Stony Brook and collaborators are supported with a $3 million grant over four years to develop a new integrated model that simulates hurricanes and associated storm surge, waves, and runoff, which will be ingested into an engineering model to support evacuation decisions. Emergency managers often make initial decisions while a hurricane is still far offshore and large uncertainty remains, and then make subsequent decisions after a day or two has passed as more is known about the likely effects of the storm. The PIs will explore a new paradigm for evacuation modeling that includes temporal decision-making given the probabilistic scenarios that describe the range of ways a hurricane may evolve.
“This is a fundamentally new approach to modeling hurricanes, since it considers the fact that hurricanes are dynamic, and therefore the decision making models also need to consider how people make decisions as storm progresses towards the coast,” said Prof. Colle. “This project requires drawing expertise from the physical modeling of these storms, social sciences to better understand human decision-making, and civil engineers to consider evacuation routes and sheltering options.”
The Stony Brook team will lead the numerical modeling of hurricane events using sophisticated atmospheric models (see Figure 4: Hurricane Sandy at 3-km grid spacing).
“These models have gotten better in predicting these storms over the years, such as for Sandy, but there can still be large model errors a few days in advance, since we do not exactly know the storm structures when the forecast model is started and there are uncertainties in the representation of the physical processes,” explained Prof. Colle.

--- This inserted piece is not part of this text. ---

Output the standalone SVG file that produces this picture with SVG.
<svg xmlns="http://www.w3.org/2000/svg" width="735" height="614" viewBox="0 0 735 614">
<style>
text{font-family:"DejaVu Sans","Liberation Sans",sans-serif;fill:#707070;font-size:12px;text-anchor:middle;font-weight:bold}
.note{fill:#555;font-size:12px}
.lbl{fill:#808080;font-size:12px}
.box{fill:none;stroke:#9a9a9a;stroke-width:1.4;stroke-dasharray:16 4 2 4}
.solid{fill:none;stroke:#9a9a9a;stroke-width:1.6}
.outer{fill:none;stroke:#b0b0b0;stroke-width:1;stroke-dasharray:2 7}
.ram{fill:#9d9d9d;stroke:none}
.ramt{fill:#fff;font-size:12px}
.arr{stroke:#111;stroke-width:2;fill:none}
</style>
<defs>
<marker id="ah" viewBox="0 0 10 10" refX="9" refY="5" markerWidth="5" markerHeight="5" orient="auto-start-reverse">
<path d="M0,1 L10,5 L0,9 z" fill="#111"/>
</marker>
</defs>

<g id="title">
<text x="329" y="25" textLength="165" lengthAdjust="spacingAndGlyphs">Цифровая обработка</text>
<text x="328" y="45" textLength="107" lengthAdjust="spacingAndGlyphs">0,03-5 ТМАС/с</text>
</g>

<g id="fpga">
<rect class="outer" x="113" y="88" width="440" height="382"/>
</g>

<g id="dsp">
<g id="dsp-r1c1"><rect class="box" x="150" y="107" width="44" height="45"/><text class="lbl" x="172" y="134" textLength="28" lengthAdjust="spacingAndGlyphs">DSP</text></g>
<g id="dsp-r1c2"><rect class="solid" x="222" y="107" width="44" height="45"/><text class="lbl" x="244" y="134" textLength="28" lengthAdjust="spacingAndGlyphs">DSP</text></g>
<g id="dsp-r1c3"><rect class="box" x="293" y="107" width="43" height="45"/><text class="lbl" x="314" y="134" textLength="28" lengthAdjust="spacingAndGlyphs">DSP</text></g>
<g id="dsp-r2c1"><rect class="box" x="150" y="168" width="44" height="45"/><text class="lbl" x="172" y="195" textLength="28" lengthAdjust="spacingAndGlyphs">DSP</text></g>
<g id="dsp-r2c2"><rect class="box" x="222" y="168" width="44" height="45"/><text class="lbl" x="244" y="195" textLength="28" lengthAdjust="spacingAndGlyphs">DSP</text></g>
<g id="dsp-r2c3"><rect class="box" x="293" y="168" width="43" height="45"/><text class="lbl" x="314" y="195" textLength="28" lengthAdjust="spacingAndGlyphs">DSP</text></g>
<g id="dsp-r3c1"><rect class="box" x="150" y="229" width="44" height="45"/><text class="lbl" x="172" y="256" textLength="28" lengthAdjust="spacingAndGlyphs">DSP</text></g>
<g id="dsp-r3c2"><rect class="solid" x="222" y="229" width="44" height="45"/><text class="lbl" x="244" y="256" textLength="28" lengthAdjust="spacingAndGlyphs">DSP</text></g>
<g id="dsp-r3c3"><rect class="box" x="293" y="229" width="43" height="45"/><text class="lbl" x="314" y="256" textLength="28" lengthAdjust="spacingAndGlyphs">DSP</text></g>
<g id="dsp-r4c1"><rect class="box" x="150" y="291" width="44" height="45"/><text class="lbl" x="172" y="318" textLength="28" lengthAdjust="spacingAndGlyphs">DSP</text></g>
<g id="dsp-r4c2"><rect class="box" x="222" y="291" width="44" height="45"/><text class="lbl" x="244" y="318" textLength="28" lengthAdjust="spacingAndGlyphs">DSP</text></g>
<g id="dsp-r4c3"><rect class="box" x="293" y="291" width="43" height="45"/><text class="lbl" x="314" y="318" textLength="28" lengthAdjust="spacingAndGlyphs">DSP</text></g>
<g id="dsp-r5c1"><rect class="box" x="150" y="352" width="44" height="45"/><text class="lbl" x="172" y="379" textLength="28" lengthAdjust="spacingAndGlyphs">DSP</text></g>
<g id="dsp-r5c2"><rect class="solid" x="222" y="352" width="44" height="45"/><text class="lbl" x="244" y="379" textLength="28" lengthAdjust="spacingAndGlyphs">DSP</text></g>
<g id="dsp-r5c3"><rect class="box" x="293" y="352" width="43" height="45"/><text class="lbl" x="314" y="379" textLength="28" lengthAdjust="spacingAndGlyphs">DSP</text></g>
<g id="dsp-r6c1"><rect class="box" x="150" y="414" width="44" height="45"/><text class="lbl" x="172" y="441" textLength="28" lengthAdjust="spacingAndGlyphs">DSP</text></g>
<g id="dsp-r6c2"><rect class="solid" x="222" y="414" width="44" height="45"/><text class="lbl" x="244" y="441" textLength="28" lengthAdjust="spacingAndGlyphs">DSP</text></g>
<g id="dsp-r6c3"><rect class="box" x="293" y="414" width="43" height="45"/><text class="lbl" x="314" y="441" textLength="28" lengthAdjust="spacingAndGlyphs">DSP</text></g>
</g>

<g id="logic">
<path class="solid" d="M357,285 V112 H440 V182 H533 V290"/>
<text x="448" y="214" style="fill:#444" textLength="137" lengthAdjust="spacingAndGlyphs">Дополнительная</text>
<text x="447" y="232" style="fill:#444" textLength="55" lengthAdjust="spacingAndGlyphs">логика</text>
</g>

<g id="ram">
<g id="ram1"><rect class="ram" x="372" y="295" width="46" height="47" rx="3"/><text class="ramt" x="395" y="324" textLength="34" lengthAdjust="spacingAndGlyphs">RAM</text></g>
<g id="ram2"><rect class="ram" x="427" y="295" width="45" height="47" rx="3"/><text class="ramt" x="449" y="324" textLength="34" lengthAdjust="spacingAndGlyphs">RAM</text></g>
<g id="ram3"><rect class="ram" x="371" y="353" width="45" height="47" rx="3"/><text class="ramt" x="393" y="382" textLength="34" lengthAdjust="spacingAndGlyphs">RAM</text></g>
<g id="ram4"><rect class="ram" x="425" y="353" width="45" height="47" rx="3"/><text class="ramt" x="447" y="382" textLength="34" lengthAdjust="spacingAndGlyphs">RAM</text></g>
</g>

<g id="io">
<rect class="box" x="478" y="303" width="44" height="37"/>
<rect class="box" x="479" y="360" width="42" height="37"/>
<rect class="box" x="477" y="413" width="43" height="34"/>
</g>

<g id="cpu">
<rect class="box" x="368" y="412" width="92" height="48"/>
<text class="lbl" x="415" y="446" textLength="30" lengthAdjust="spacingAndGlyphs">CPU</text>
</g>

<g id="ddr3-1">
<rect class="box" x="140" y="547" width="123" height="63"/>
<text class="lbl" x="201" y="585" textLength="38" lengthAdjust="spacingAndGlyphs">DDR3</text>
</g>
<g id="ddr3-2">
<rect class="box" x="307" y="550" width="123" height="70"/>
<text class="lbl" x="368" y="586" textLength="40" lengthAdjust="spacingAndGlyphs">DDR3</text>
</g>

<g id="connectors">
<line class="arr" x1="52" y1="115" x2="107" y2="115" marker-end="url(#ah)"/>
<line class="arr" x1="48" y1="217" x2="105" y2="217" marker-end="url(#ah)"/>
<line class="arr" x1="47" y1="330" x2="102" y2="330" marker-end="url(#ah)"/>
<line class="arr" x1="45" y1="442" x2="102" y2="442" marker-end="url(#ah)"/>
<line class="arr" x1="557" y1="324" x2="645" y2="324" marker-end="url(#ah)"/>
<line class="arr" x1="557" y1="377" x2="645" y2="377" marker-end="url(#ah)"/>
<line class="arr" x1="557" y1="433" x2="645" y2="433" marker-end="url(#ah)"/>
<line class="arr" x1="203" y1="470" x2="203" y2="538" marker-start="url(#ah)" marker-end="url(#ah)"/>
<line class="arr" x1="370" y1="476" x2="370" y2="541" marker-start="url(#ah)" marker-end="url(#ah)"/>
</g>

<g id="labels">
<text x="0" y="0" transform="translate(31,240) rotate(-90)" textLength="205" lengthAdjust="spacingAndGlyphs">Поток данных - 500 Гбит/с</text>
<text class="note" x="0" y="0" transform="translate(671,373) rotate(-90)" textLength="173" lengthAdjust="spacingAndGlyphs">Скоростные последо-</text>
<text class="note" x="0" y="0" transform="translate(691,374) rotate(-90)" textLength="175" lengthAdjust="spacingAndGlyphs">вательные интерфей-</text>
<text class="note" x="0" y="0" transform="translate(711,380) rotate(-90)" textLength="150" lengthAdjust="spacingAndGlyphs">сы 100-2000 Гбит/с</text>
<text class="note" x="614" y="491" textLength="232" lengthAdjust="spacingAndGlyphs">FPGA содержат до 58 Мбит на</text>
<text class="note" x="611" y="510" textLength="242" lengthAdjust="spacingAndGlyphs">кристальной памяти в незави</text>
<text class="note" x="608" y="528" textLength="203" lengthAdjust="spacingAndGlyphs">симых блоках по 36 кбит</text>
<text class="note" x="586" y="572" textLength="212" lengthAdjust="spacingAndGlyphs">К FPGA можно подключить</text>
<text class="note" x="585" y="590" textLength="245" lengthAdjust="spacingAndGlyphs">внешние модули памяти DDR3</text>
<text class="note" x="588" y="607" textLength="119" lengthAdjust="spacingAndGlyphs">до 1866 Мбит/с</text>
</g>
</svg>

As a result, an ensemble of atmospheric model predictions will be created for each storm using slightly different model starting conditions and physical parameters. These 10-20 different atmospheric predictions will be fed into storm surge and hydrologic models to predict coastal and inland flooding, which in turn will drive different scenario evacuation models. Initial case studies will involve some hurricanes that recently made landfall in North Carolina, but this general approach could eventually be applied to other regions, such as the New York City region.